| Step | Formula | Why This Step Matters |
|---|---|---|
| 1. Unlever each peer | asset_beta = equity_beta / (1 + (1-t) * D/E) | Strips out capital-structure noise; what is left is pure business-risk beta |
| 2. Average the asset betas | asset_beta_avg = mean across peers | Builds a stable business-risk anchor that does not depend on any single peer's leverage choice |
| 3. Re-lever at target D/E | equity_beta_target = asset_beta_avg (1 + (1-t) (D/E)_target) | Adds the financial-risk amplifier appropriate for the FIRM YOU ARE VALUING, not the peers |
| 4. Iterate if D/E changes endogenously | Recompute WACC -> recompute optimal D/E -> recompute beta | Avoids the circularity trap when target D/E itself is a model output |
Re-Levered Equity Beta = Asset Beta * (1 + (1 - Tax) * D/E)
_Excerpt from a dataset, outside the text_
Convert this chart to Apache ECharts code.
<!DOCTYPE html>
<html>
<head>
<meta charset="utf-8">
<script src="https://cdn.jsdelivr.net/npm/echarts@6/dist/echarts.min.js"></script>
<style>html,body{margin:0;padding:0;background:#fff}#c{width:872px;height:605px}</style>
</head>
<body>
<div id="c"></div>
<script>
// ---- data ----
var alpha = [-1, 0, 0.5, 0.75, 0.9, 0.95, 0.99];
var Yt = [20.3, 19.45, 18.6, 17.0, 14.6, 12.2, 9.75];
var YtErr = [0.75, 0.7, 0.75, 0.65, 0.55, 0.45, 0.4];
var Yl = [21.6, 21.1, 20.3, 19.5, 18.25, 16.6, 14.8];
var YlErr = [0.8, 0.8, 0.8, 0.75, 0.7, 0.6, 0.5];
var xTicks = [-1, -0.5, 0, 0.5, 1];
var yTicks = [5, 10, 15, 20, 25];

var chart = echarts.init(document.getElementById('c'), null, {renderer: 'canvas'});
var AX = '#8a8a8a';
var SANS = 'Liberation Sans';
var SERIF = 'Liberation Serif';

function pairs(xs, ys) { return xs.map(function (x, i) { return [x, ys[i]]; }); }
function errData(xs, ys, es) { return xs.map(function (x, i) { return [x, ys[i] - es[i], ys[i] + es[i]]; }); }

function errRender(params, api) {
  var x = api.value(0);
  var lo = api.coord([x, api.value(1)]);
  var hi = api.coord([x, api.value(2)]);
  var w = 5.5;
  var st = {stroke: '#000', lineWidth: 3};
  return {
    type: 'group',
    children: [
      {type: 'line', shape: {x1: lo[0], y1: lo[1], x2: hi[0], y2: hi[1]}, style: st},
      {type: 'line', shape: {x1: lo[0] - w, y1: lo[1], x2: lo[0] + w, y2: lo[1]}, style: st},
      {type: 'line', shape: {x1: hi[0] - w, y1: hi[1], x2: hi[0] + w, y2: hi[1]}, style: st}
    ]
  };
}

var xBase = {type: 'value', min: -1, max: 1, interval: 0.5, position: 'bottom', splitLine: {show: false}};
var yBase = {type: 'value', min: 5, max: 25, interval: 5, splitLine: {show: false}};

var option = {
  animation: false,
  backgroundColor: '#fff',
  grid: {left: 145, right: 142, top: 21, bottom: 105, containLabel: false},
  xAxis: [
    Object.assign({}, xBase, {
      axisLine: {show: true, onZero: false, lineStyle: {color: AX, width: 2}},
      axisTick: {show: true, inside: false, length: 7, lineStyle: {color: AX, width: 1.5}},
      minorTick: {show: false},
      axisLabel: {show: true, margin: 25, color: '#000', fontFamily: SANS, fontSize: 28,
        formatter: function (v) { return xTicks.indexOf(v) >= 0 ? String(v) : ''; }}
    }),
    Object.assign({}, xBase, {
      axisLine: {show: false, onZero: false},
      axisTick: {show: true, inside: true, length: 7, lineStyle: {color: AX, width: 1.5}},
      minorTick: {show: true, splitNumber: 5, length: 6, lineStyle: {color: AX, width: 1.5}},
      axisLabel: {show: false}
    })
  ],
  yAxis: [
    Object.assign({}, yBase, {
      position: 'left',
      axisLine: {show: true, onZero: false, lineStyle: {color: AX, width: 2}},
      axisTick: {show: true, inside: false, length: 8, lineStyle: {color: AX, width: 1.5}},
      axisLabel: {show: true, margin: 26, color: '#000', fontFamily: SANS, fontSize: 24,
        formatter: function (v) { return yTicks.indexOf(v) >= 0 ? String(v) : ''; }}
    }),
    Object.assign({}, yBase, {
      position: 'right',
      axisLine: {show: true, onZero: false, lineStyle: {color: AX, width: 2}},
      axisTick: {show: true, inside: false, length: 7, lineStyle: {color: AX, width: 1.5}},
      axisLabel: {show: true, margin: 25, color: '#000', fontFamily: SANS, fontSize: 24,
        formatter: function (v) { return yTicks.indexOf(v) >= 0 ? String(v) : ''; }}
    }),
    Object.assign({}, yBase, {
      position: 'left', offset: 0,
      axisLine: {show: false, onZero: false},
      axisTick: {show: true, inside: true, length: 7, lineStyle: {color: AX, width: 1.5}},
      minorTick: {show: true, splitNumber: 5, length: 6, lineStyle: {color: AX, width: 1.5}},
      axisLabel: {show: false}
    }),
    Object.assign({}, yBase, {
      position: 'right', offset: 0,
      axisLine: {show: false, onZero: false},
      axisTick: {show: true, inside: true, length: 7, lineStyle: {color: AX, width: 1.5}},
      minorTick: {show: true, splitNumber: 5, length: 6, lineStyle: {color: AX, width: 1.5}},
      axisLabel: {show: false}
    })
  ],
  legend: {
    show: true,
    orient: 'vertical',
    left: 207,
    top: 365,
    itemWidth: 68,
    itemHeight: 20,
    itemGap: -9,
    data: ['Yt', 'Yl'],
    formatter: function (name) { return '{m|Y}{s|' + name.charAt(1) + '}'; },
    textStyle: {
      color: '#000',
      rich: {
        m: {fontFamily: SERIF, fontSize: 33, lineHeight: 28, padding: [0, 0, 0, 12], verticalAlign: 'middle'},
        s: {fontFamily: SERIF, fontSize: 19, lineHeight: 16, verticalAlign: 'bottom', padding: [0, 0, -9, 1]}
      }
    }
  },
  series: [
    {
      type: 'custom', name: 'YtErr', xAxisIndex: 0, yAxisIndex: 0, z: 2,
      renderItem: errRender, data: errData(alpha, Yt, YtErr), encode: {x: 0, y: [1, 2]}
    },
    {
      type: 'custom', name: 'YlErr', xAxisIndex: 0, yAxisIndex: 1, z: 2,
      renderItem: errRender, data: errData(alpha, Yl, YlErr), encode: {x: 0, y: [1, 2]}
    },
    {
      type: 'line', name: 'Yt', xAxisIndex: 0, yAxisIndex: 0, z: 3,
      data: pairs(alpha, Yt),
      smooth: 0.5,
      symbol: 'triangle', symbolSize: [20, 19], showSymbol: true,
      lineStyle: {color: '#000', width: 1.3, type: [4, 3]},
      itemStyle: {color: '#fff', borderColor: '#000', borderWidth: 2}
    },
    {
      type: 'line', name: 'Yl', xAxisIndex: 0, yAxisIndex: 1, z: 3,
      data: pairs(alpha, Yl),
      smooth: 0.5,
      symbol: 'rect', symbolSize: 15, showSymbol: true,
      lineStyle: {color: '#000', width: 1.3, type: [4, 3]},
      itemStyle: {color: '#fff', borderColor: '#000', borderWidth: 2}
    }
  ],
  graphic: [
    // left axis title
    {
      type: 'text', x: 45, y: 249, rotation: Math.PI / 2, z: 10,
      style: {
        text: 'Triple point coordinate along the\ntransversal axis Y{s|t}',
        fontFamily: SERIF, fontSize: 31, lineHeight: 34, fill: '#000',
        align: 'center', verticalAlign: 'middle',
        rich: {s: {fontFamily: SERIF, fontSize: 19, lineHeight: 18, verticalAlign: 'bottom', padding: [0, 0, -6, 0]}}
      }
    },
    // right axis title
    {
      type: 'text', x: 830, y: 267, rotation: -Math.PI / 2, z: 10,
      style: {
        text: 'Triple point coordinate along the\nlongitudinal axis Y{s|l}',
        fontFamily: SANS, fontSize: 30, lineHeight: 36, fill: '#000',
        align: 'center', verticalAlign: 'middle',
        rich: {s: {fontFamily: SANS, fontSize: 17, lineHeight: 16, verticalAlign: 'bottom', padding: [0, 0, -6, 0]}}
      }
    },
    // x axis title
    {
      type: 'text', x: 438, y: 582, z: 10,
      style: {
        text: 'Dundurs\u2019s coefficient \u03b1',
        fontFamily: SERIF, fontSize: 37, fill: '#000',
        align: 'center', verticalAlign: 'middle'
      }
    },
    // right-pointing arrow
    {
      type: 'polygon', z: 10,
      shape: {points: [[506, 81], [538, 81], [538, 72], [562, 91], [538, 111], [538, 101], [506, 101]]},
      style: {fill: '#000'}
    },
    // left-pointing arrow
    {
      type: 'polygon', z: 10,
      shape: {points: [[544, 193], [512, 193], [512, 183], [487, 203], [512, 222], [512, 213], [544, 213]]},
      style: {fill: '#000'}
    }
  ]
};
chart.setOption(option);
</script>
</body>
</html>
The classic Hamada equation assumes that the debt itself is risk-free (i.e., debt beta = 0), which is fine for investment-grade firms but understates equity beta for LBO-style or distressed targets where debt is genuinely risky. For high-yield-rated targets, use the Modigliani-Miller variant: equity_beta = asset_beta + (asset_beta - debt_beta) (D/E) (1 - t). Pick a debt beta of 0.15-0.25 for BB-rated paper and 0.30-0.50 for B-rated or CCC, sourced from spread-decomposition studies. Practitioners who skip this adjustment systematically under-estimate cost of equity on leveraged targets by 50-150 bps.
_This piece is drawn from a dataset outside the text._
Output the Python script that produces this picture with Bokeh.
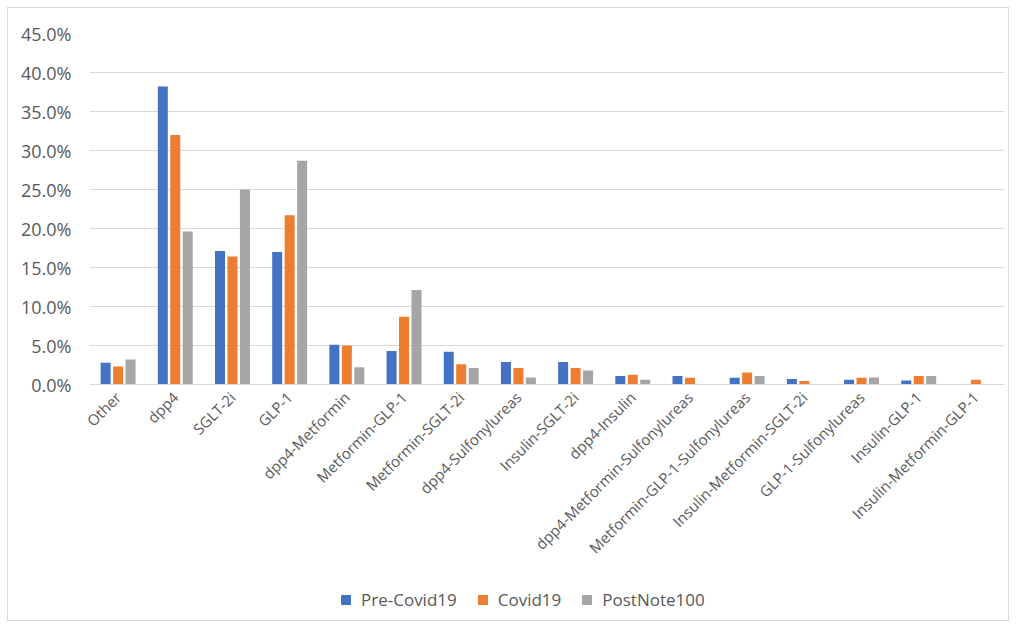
from bokeh.plotting import figure
from bokeh.layouts import column
from bokeh.models import FactorRange, Range1d, FixedTicker, NumeralTickFormatter, Legend, LegendItem, ColumnDataSource
from bokeh.transform import dodge
from bokeh.embed import file_html
from bokeh.resources import INLINE
import math

categories = ["Other", "dpp4", "SGLT-2i", "GLP-1", "dpp4-Metformin", "Metformin-GLP-1",
              "Metformin-SGLT-2i", "dpp4-Sulfonylureas", "Insulin-SGLT-2i", "dpp4-Insulin",
              "dpp4-Metformin-Sulfonylureas", "Metformin-GLP-1-Sulfonylureas",
              "Insulin-Metformin-SGLT-2i", "GLP-1-Sulfonylureas", "Insulin-GLP-1",
              "Insulin-Metformin-GLP-1"]
pre_covid = [2.8, 38.2, 17.1, 17.0, 5.1, 4.3, 4.2, 2.9, 2.9, 1.1, 1.1, 0.85, 0.7, 0.6, 0.5, 0.0]
covid = [2.3, 32.0, 16.4, 21.7, 5.0, 8.7, 2.6, 2.1, 2.1, 1.25, 0.85, 1.55, 0.45, 0.85, 1.1, 0.6]
postnote = [3.2, 19.6, 25.0, 28.7, 2.2, 12.1, 2.1, 0.9, 1.8, 0.6, 0.0, 1.1, 0.0, 0.9, 1.1, 0.0]
series_names = ["Pre-Covid19", "Covid19", "PostNote100"]
y_ticks = [0.0, 0.05, 0.10, 0.15, 0.20, 0.25, 0.30, 0.35, 0.40, 0.45]

colors = ["#4472C4", "#ED7D31", "#A5A5A5"]
FONT = "Open Sans"
TXT = "#595959"

src = ColumnDataSource(dict(
    cat=categories,
    pre=[v / 100 for v in pre_covid],
    cov=[v / 100 for v in covid],
    post=[v / 100 for v in postnote],
))

p = figure(width=1000, height=572, x_range=FactorRange(*categories),
           y_range=Range1d(0, 0.45), output_backend="svg", toolbar_location=None,
           min_border_left=81, min_border_right=4, min_border_top=25, min_border_bottom=196)

for key, off, col in zip(["pre", "cov", "post"], [-0.218, 0.0, 0.218], colors):
    p.vbar(x=dodge("cat", off, range=p.x_range), top=key, width=0.175, source=src,
           fill_color=col, line_color=None)

p.outline_line_color = None
p.xgrid.grid_line_color = None
p.ygrid.grid_line_color = "#D9D9D9"
p.ygrid.grid_line_width = 1

p.yaxis.ticker = FixedTicker(ticks=y_ticks)
p.yaxis.formatter = NumeralTickFormatter(format="0.0%")
p.yaxis.axis_line_color = None
p.yaxis.major_tick_line_color = None
p.yaxis.minor_tick_line_color = None
p.yaxis.major_tick_out = 0
p.yaxis.major_label_standoff = 18
p.yaxis.major_label_text_font = FONT
p.yaxis.major_label_text_font_size = "18px"
p.yaxis.major_label_text_color = TXT

p.xaxis.axis_line_color = "#D9D9D9"
p.xaxis.major_tick_line_color = None
p.xaxis.major_tick_out = 0
p.xaxis.major_label_orientation = math.pi / 4
p.xaxis.major_label_standoff = 10
p.xaxis.major_label_text_font = FONT
p.xaxis.major_label_text_font_size = "15px"
p.xaxis.major_label_text_color = TXT

# legend strip below the chart (proxy renderers with no visible data)
lf = figure(width=1000, height=40, x_range=Range1d(0, 1), y_range=Range1d(0, 1),
            x_axis_type=None, y_axis_type=None, output_backend="svg", toolbar_location=None,
            min_border=0, outline_line_color=None)
nan = float("nan")
leg_renderers = []
for col in colors:
    leg_renderers.append(lf.scatter(x=[nan], y=[nan], marker="square", size=10,
                                    fill_color=col, line_color=None))

legend = Legend(items=[LegendItem(label=n, renderers=[r]) for n, r in zip(series_names, leg_renderers)],
                orientation="horizontal", location=(244, 8), padding=0, margin=0,
                border_line_color=None, background_fill_alpha=0,
                glyph_width=25, glyph_height=25, label_standoff=3, spacing=13,
                label_text_font=FONT, label_text_font_size="17px", label_text_color=TXT)
lf.add_layout(legend, "center")

layout = column(p, lf, spacing=0,
                styles={"margin": "8px 0 0 8px", "outline": "1px solid #D9D9D9"})

open("out.html", "w").write(file_html(layout, INLINE))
Going Deeper — three traps in the unlever / re-lever walk that bite at the senior-analyst level. (1) Tax-rate consistency: if any peer is in a different tax jurisdiction or carries large NOLs, its effective tax rate is not the same as the statutory rate the formula assumes. Either normalize each peer to the same statutory rate before unlevering or use each peer's effective rate explicitly. (2) Operating leases: post-ASC 842 (effective 2019), operating leases sit on the balance sheet as right-of-use assets / lease liabilities. Some practitioners include lease liabilities in the D/E used for unlevering (treating them as quasi-debt); others do not. The convention matters and must be applied consistently across all peers. (3) Negative net debt: tech firms with large cash piles can have NEGATIVE net debt at the moment of observation, which makes the unlever formula produce an equity beta LOWER than the asset beta — mathematically defensible but practically odd. Most analysts floor net debt at zero for the unlever step on cash-rich firms, on the argument that excess cash is sitting in Treasuries and is not a financing source supporting the operating business. AI prompt: 'For this ticker, pull the observed equity beta, the effective tax rate, the D/E ratio, and the lease-liability balance. Walk me through the unlever step and tell me what asset beta this firm contributes to a peer-set average.'
Sit with the ideas.
You are valuing a private specialty-foods company with a target capital structure of 30% debt / 70% equity. Three public comps have observed equity betas of 1.20, 0.95, and 1.40, with current debt-to-equity ratios of 0.45, 0.10, and 0.80 respectively. Assume a 25% marginal tax rate on all firms. Walk through the unlever-then-re-lever step. What re-levered equity beta should you carry into the cost-of-equity calculation, and what is the load-bearing reason you cannot simply average the three observed equity betas?